ABC, though, surprised me. Because although Dungey is a woman and the first African American to head a major network entertainment division, she’s also an executive whose job is to attract a crowd to her network’s shows, and Roseanne drew one.
So this had to be hard for her.
I’d expected, after a certain amount of social-media outrage, that the network would put Barr in Twitter jail and possibly delay the show’s return next fall to put a little more distance between its star’s hateful social-media presence and the top-rated comedy she headlined. Maybe send her to diversity training, Starbucks-style.
Writing about television can make a person cynical. Or maybe I just wasn’t being cynical enough?

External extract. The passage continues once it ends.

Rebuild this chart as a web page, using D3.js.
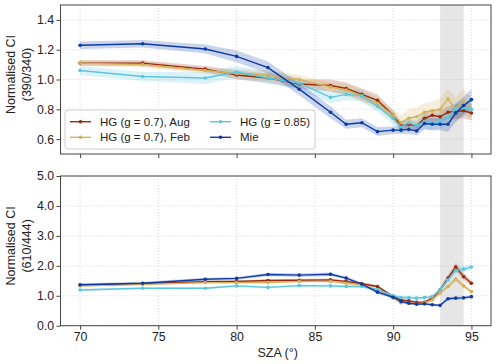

Roseanne, whose return after more than two decades drew more than 18 million viewers in March and whose nine-episode season averaged more than 21 million in Nielsen’s live-plus-seven-day ratings, is a very big deal for ABC. This month, it kicked off its annual presentation to ad buyers in New York with a performance that included Barr singing “My Way” and then introducing Ben Sherwood, president of the Disney-ABC Television Group.
But its polarizing star has always had the potential to become a very big headache for the Walt Disney Co., which owns not just ABC, but things like theme parks and Marvel and Pixar and cable networks and maybe even the company that makes the chips implanted in children at birth that makes them beg to be taken to Disney World as soon as they can form sentences. (Yes, that last bit really is a joke. I hope.)
This is the company that’s brought us everything from Black Panther to Frozen and helped form memories for generations of children. It can’t want — or afford — to be associated with racism.
No one can say ABC didn’t know what Barr, whose Twitter feed has trafficked in far-right conspiracy theories, was capable of. In 2013, she also used ape in reference to Obama national security adviser Susan Rice, following that, too, with a deletion and an apology. Even the actress and producer herself acknowledged her social-media use might be a problem.
In a meeting with reporters in January to promote the new Roseanne, Barr said, “I’m not on Twitter anymore, and, actually, it was my children took my Twitter password away from me. … I did not want it to overshadow the show, so I’m taking a little bit of a break.”
It could be argued that people who do bad things can still make good TV. I’ve been known to argue it myself, as I mourned, for instance, the damage done to our memories of The Cosby Show, even asking in 2014, whether amid the allegations against Bill Cosby, we also needed to lose Cliff Huxtable.
Most of the responses I got from readers then were that, yes, we needed to lose him because it was just too hard to watch Cosby Show reruns and not think about its star drugging and sexually assaulting women.
The character Barr portrayed in the 2018 Roseanne wasn’t the working-class progressive I remember from the original (like the woman playing her, she was a supporter of President Trump, and she seems to have forgotten how she once felt about corporal punishment). But I enjoyed seeing Roseanne Conner back with Dan (John Goodman), and the core cast remains one of the best in sitcom history.
It would be too hard to keep watching, though, after this latest reminder that Barr is using her fame to spread not laughter, but bigotry.